The Structure-Activity Relationship of the Si-Ti-Re Ternary Mixed System by Electrospinning Synthetic EU 3+ - Tio 2 -Sio 2  Hybrid Nanofibres

Abstract

This study focuses on the structure-activity relationship of the Si-Ti-RE uniform ternary mixed system, in which system Ti, Si and RE ions are uniformly blended, and this system is different from the previous layered system, such as core-shell, core double-shell and hollow double-shell structure of TiO 2  and SiO 2.  In this paper, efficient and stable Eu 3+ -TiO 2 - x SiO 2  hybrid nanofibres with dual functions of luminescence and photocatalysis were fabricated using the electrospinning technique and subjected to heat treatments at 600 °C, 700 °C and 800 °C, respectively. The change of morphology, crystal phase composition, and the variation law of luminescence intensity and photocatalytic performance under the influence of the Si/Ti ratio and calcination temperature were studied in detail by scanning electron microscope (SEM), X-ray diffraction (XRD), Brunauer-Emmett-Teller (BET), X-ray photoelectron spectra (XPS) photoluminescence (PL) spectroscopy and photocatalytic performance measurements.
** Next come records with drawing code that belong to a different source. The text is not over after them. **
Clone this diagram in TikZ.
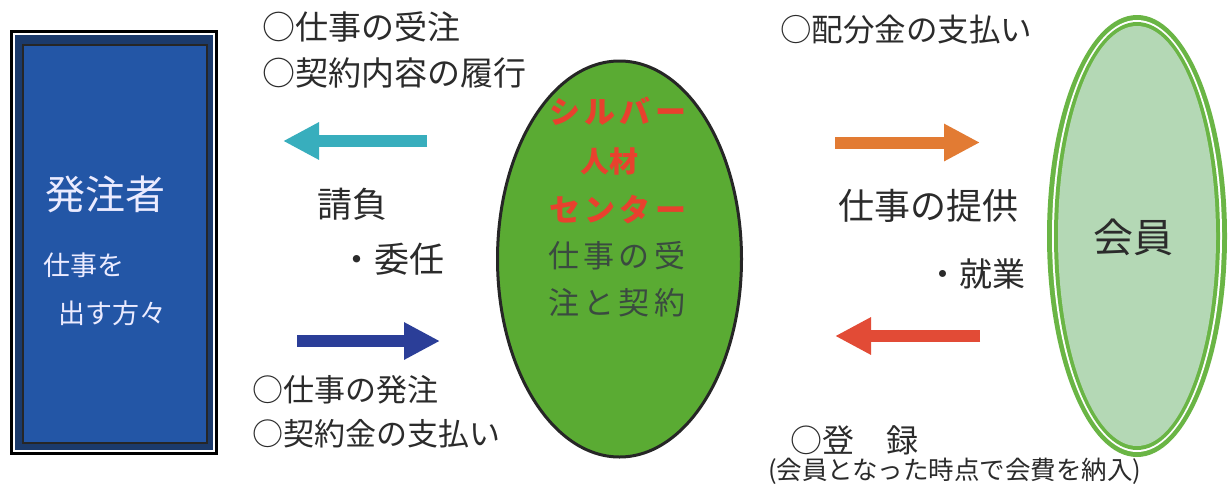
\documentclass[tikz,border=0pt]{standalone}
\usepackage{fontspec}
\usetikzlibrary{arrows.meta,shapes.geometric}
\newfontfamily\jp{Noto Sans CJK JP}
\newcommand{\myfs}[1]{\fontsize{#1}{#1}\selectfont}
\newcommand{\tsp}{\hspace{4.5pt}}
\definecolor{txt}{HTML}{2B2B2B}
\definecolor{navy}{HTML}{1B3A6B}
\definecolor{boxblue}{HTML}{2356A6}
\definecolor{cgreen}{HTML}{5AAB33}
\definecolor{ringgreen}{HTML}{6AB545}
\definecolor{palegreen}{HTML}{B4D8B5}
\definecolor{redtxt}{HTML}{E8412E}
\definecolor{midtxt}{HTML}{3A4A40}
\definecolor{acyan}{HTML}{38AEBD}
\definecolor{ablue}{HTML}{2B3E98}
\definecolor{aorange}{HTML}{E27B33}
\definecolor{ared}{HTML}{E24B36}
\tikzset{
  lbl/.style={inner sep=0pt, outer sep=0pt, text=txt, font=\jp},
  fatarrow/.style={line width=12pt, -{Triangle[length=36pt,width=35pt]}},
}
\begin{document}
\begin{tikzpicture}[x=1pt,y=-1pt]
\useasboundingbox (0,0) rectangle (1228,493);
\fill[white] (0,0) rectangle (1228,493);
% left box
\fill[black] (10,30) rectangle (218,455);
\fill[white] (13,33) rectangle (215,452);
\fill[navy] (15,35) rectangle (213,450);
\node[draw=black!85, line width=1.5pt, fill=boxblue, minimum width=184pt, minimum height=398pt, inner sep=0pt, anchor=north west] (client) at (22,44) {};
\node[lbl, text=white!92!blue, anchor=west] (clientA) at (45,194) {\myfs{40}発注者};
\node[lbl, text=white!92!blue, anchor=west] (clientB) at (43,265) {\myfs{27}仕事を};
\node[lbl, text=white!92!blue, anchor=west] (clientC) at (58,313) {\myfs{27}出す方々};
% center ellipse
\node[ellipse, draw=black!85, line width=3pt, fill=cgreen, minimum width=244pt, minimum height=396pt, inner sep=0pt] (center) at (619.5,259) {};
\node[lbl, text=redtxt, anchor=west] (cA) at (549,111) {\myfs{31}\bfseries シ\tsp ル\tsp バ\tsp ー};
\node[lbl, text=redtxt] (cB) at (609,161) {\myfs{29}\bfseries 人材};
\node[lbl, text=redtxt, anchor=west] (cC) at (549,210) {\myfs{31}\bfseries セ\tsp ン\tsp タ\tsp ー};
\node[lbl, text=midtxt, anchor=west] (cD) at (548,256) {\myfs{31}仕\tsp 事\tsp の\tsp 受};
\node[lbl, text=midtxt, anchor=west] (cE) at (548,303) {\myfs{31}注\tsp と\tsp 契\tsp 約};
% right ellipse
\fill[ringgreen] (1137,236) ellipse [x radius=90, y radius=221];
\fill[white] (1137,236) ellipse [x radius=85, y radius=216];
\fill[ringgreen] (1137,236) ellipse [x radius=83, y radius=214];
\node[ellipse, fill=palegreen, minimum width=158pt, minimum height=420pt, inner sep=0pt] (member) at (1137,236) {};
\node[lbl] (memberT) at (1133,237) {\myfs{40}会員};
% labels
\node[lbl, anchor=west] (t1) at (262,26.5) {\myfs{33}○仕事の受注};
\node[lbl, anchor=west] (t2) at (262,73) {\myfs{33}○契約内容の履行};
\node[lbl, anchor=west] (t3) at (317,204) {\myfs{35}請負};
\node[lbl, anchor=east] (t4) at (444,259) {\myfs{35}・委任};
\node[lbl, anchor=west] (t5) at (252,390) {\myfs{31}○仕事の発注};
\node[lbl, anchor=west] (t6) at (252,434) {\myfs{31}○契約金の支払い};
\node[lbl, anchor=west] (t7) at (780,30) {\myfs{31.5}○配分金の支払い};
\node[lbl, anchor=west] (t8) at (838,206) {\myfs{36}仕事の提供};
\node[lbl, anchor=east] (t9) at (1025,274) {\myfs{33}・就業};
\node[lbl, anchor=west] (t10) at (790,440) {\myfs{32}○登　録};
\node[lbl, anchor=west] (t11) at (768,471.5) {\myfs{25.5}(会員となった時点で会費を納入)};
% arrows
\coordinate (a1s) at (427,141); \coordinate (a1e) at (283,141);
\coordinate (a2s) at (297,341); \coordinate (a2e) at (440,341);
\coordinate (a3s) at (835,142.5); \coordinate (a3e) at (980,142.5);
\coordinate (a4s) at (980,336); \coordinate (a4e) at (835,336);
\draw[fatarrow, acyan] (a1s) -- (a1e);
\draw[fatarrow, ablue] (a2s) -- (a2e);
\draw[fatarrow, aorange] (a3s) -- (a3e);
\draw[fatarrow, ared] (a4s) -- (a4e);
\end{tikzpicture}
\end{document}
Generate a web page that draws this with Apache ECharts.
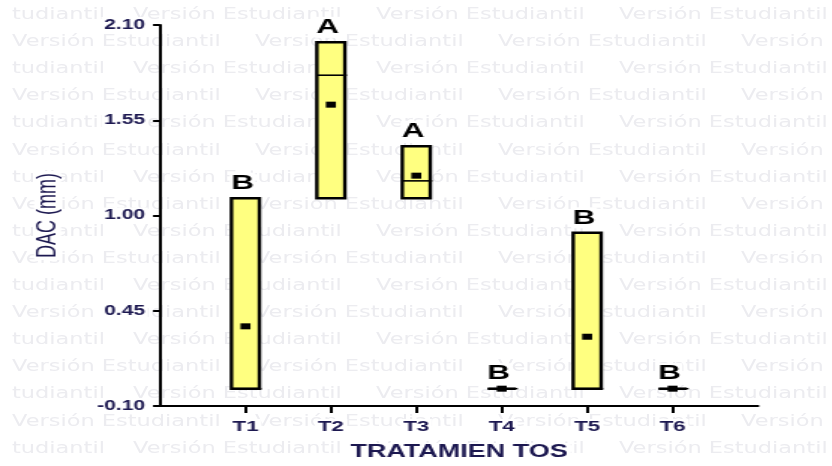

The research found that the luminescent and photocatalytic properties of the hybrid nanofibers in this Si-Ti-RE ternary blend system are greatly improved compared with pure TiO 2 , which demonstrates that it is very meaningful to study this ternary system. Moreover, the hybrid nanofibres could be excited by both ultraviolet light (393 nm) and visible blue light (464 nm). The photocatalytic results show that most of the as-prepared nanofibres calcined at 600 °C have better photocatalytic performance for methyl orange (MO) than commercial P25, which reflects the advantage of our developed materials in photocatalytic performance and can be used to treat water pollution and dye degradation. Moreover, compared with the non-mixed system such as core-shell structure, the preparation process of the materials we made is very simple, and there is no need for coating and purification treatment, as well as ensuring excellent performance. Therefore, our work provides a reference for studying the structure-activity relationship of other composite systems and also puts forward new thoughts into the fabrication of inorganic hybrid nanofibers in the multi-element composite system.